In The News: The Feast Interviews Mark

Talking Shop with Narragansett CEO Mark Hellendrung By. Katy Kelleher In the past six years, Narragansett Beer, once seen as a dive bar staple, has...

In The News: The Feast Interviews Mark

Talking Shop with Narragansett CEO Mark Hellendrung

By. Katy Kelleher

In the past six years, Narragansett Beer, once seen as a dive bar staple, has moved up in the world. The 120-year-old company has undergone a pretty significant transformation, which CEO Mark Hellendrung says was all sparked by the idea of bringing a beverage back to its roots, while increasing its visibility as a beer for discerning drinkers. "It used to be part of the fabric of New England culture," he told us. "I wanted to bring this back." In 2005, he began a lengthy process of doing just that: turning the beer-in-a-can back into a classic, one to rival beer heavyweights like Budweiser and Anheuser-Busch.

Though much of this can be couched in business jargon, Mark is dedicated to making Narragansett back into a household name, and tonight they're going about it in a rather interesting way with the kickoff of their Neighbor Day Celebration Series. For the next month, Narragansett will be throwing parties at venues across New England, all leading up to the actual Neighbor Day on September 26. It's something of a throwback to their once-famous slogan’"Hi Neighbor! Have a 'Gansett"’but on an even larger scale than ever before.

But before you run out and order a brew or two (one for your neighbor, maybe?) check out our Q&A with Mark, below.

I know you worked with Nantucket Nectars and Magic Hat before signing on with Narragansett. How was that different from working at Narragansett?

The thing about small companies is that you're always in a classic David and Goliath scenario. At Nantucket Nectars, it was us against bigger companies like Coke and Pepsi, and at Magic Hat, it was us against Budweiser and the other big name beer companies. These huge franchises have so many more resources.

What is your strategy competing with companies like Budweiser?

A lot of it is relationship-driven. It sounds like a cliche, but it's important to develop relationships with local business people. Sometimes it's more difficult with national chains. For instance, we were trying to talk to a chain out in Minnesota, and they've never even heard of Narragansett.

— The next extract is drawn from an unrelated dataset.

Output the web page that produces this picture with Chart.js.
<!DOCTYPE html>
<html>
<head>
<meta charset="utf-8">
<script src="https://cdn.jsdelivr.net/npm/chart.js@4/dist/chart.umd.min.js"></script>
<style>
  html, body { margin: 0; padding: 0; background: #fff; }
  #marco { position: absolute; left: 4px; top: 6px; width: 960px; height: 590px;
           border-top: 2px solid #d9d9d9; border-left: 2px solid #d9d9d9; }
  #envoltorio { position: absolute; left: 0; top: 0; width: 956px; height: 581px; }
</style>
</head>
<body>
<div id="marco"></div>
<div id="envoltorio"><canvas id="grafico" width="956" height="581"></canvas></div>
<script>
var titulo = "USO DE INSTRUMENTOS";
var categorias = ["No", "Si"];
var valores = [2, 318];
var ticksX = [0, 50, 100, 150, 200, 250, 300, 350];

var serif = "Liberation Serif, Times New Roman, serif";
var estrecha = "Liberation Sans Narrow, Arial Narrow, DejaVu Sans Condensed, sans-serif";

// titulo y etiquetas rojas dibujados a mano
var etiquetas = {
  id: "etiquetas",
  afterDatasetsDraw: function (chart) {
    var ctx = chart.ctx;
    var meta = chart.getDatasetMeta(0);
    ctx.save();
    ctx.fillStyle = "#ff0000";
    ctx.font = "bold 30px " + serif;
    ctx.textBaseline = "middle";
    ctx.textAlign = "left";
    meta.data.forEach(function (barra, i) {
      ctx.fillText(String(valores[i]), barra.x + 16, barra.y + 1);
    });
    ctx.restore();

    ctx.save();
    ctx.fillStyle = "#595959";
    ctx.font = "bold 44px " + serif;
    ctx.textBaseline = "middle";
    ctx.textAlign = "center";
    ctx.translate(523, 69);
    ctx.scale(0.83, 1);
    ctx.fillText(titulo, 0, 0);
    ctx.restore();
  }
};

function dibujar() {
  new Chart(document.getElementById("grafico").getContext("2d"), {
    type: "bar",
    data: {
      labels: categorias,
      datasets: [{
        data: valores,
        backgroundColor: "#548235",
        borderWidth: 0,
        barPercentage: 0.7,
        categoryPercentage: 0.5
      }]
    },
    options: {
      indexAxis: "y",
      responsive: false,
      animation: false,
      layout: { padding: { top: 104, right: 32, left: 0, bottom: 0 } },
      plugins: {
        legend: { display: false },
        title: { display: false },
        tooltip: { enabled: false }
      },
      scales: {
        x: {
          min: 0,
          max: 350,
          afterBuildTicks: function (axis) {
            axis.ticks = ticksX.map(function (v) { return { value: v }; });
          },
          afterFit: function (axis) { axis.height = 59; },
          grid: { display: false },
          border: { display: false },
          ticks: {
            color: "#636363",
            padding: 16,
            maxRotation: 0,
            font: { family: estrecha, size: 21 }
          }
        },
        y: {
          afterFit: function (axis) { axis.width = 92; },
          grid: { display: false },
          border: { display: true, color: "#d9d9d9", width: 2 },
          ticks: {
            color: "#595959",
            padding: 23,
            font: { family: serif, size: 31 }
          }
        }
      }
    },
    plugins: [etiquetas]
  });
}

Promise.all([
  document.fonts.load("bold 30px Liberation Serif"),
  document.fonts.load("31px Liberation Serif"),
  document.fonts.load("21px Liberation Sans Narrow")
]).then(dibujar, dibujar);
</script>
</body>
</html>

Was it strange to come into a company with such a long history?

It's good and bad in some ways. It's good because we've got these icons, references, and language to work with. But that history also came with some baggage. A whole generation of New Englanders lived through the demise of Narragansett Beer, where they cheapened the recipe and cheapened the price. The quality just wasn't there. A lot of people still remember that. On the one hand, they remember having a 'Gansett, but on the other, they remember that cheap beer that they drank in the 80's. We have both great things to work with, but we also have to work against some of the negative stigmas.

Can you tell us a bit about the company's "rebirth" back in 2005? How did you get involved?

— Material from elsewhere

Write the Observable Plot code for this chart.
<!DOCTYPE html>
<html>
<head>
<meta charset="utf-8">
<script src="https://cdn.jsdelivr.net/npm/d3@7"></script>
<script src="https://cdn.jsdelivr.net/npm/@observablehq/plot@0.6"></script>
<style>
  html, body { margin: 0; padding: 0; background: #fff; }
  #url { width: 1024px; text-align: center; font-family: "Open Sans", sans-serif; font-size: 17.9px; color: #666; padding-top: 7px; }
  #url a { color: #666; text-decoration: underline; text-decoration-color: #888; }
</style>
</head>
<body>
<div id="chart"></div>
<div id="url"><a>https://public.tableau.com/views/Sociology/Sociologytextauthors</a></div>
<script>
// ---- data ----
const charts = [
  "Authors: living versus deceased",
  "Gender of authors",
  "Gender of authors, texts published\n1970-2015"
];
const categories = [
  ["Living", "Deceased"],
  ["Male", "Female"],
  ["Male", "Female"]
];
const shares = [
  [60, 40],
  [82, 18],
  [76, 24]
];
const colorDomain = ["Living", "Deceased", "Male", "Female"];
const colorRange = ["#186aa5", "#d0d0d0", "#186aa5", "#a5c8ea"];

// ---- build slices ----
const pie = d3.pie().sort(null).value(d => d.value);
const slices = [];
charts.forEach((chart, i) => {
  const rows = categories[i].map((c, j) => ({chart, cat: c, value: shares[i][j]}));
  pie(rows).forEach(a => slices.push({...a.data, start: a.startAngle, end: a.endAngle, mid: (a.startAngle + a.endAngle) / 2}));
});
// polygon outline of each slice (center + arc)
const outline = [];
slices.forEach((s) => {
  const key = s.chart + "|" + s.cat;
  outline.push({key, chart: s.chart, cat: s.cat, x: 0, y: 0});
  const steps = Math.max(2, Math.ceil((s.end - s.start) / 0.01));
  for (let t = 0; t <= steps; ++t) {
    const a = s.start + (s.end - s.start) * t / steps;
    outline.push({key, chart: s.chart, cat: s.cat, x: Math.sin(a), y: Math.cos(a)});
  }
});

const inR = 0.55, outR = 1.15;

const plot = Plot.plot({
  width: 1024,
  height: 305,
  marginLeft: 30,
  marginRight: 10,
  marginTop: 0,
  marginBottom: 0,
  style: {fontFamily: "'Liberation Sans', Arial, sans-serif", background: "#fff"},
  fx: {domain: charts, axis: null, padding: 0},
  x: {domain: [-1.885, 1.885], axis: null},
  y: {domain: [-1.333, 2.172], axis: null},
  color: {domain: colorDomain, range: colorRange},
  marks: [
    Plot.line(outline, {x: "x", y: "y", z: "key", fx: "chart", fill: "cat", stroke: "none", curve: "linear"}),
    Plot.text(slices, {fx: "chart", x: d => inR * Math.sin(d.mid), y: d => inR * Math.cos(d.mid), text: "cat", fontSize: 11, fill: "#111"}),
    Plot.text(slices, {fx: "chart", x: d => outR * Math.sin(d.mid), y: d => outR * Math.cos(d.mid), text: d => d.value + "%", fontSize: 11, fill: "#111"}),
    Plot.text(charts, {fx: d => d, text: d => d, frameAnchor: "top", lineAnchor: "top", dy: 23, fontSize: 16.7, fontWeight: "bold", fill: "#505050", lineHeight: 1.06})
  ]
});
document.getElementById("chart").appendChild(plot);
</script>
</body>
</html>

Narragansett Beer was this great company that was founded back in 1890. We used to have a 65% market share, and Narragansett was the official beer of the Red Sox. It was really part of the fabric of New England for a long time. A few years back, I was sitting at a bar one night and I realized that I wasn't very excited about the choices that I had. I started talking about Narragansett, and before I knew it the whole bar was talking about it. I saw that there was still a really emotional connection.

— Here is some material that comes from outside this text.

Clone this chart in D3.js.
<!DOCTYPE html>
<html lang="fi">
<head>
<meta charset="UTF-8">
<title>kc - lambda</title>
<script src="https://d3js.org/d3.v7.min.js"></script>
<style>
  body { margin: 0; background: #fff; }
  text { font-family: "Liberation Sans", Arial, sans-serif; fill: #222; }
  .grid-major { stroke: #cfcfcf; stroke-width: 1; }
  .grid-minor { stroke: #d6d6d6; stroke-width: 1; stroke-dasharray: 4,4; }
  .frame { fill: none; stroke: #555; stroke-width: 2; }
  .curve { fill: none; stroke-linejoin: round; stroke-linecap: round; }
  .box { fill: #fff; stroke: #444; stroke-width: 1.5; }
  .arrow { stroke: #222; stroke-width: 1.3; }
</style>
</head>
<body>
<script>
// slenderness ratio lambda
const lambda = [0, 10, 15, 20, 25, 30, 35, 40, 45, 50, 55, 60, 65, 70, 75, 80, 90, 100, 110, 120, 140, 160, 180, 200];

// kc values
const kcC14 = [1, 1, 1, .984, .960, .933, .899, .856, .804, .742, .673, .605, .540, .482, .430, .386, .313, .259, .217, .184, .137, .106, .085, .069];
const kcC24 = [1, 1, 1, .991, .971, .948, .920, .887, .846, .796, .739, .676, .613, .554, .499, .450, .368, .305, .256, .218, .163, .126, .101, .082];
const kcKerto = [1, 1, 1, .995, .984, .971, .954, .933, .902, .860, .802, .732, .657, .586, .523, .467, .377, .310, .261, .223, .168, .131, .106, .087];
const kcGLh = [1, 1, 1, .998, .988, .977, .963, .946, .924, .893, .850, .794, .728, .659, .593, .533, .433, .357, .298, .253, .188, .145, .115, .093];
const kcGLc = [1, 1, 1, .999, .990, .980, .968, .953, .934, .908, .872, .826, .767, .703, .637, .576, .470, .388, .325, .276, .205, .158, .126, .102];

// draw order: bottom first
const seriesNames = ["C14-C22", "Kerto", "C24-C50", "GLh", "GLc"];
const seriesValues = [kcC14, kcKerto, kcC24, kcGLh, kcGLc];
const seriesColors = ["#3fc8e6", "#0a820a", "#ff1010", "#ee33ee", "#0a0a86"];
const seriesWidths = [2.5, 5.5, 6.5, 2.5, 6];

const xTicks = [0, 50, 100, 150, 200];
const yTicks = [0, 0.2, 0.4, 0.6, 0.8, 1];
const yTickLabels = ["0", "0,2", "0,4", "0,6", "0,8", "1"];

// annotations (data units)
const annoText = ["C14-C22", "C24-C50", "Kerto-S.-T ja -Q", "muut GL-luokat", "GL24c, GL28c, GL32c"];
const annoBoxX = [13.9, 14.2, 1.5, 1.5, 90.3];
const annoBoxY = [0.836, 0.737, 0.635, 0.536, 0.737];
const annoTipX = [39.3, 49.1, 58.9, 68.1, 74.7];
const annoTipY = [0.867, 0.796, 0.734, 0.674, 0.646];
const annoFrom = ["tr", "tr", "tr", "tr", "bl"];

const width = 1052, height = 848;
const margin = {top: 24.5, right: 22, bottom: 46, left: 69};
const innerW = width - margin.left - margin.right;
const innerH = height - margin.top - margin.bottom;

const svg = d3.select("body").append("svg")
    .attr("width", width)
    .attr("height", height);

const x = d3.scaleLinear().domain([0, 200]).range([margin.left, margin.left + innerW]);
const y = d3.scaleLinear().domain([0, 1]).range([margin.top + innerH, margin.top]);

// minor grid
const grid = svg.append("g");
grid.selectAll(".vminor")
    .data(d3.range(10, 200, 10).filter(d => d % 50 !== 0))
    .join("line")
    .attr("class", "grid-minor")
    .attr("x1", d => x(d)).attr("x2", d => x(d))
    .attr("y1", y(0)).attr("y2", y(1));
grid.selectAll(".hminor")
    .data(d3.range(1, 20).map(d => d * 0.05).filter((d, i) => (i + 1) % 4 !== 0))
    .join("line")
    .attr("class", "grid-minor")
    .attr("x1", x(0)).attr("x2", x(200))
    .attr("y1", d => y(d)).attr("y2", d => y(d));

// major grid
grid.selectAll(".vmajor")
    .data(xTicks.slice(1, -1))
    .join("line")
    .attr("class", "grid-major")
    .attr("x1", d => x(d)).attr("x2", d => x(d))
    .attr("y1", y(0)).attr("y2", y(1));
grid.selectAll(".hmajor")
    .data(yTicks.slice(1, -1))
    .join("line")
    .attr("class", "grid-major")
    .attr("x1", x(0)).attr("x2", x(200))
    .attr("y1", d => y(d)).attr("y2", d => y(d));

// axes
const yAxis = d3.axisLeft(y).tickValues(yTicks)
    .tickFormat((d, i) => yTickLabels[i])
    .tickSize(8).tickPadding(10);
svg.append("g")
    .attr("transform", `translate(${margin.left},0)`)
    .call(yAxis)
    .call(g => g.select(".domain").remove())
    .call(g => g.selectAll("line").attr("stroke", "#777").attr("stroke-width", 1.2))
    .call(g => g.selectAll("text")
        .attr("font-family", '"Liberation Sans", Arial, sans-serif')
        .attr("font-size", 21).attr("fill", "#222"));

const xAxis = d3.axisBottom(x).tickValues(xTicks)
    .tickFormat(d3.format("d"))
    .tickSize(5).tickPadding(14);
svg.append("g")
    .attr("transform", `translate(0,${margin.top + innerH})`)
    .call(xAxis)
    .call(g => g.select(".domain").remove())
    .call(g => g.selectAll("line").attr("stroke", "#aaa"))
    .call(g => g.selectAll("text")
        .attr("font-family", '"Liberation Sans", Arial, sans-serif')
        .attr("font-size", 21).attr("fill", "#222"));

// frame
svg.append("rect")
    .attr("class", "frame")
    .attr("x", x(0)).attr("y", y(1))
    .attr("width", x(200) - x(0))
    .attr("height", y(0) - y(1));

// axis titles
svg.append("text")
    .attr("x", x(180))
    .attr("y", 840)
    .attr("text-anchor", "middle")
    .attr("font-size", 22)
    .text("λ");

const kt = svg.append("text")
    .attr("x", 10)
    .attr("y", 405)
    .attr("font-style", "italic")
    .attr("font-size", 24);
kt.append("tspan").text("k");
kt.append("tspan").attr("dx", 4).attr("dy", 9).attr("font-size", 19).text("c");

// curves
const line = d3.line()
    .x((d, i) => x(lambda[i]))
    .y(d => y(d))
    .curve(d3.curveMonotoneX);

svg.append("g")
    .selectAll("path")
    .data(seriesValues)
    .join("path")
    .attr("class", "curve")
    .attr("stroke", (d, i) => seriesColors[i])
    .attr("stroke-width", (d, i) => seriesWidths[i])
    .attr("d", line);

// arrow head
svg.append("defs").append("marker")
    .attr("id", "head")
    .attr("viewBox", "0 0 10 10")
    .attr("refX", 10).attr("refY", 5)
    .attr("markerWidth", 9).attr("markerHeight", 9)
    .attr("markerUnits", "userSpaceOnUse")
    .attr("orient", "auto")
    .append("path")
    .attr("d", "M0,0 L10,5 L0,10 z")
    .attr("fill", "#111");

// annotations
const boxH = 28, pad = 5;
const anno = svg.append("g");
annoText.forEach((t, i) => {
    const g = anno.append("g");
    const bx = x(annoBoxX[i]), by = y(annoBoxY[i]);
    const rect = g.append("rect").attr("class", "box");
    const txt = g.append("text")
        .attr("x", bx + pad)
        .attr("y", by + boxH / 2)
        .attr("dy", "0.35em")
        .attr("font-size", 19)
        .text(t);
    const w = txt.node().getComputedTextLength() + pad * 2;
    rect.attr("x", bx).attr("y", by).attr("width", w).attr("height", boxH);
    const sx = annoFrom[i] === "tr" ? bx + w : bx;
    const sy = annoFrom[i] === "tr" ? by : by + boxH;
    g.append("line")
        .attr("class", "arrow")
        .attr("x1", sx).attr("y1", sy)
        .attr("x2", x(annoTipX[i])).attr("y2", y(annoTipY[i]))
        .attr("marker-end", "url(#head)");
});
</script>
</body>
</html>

Why do you think it's such a classic New England beverage?

I think it became part of the culture here. Whether it was fishing trips, or the first beer that you had with dad, or what you always drank at a Red Sox game, it was just always there. For a long time, it was ingrained. It was kind of like the Red Sox’that's the team that you rooted for and that's the beer that you drank.

What is your favorite brew out of the ones you make?

You know what, it's funny you ask that, because I was out drinking a lot of different ones last night. But generally, my choice is seasonal. Not to dodge your question, but the Porter is fabulous. It's heavy and thick, but there is no way I want to drink that on a hot summer day in August. I was drinking the Light Beer last night, which I hadn't had in awhile, and it's a damn good beer. It's all in the moment, I guess for me. But that's being said, the Lager is the Lager. It's my go-to beer, and I always go back to that one.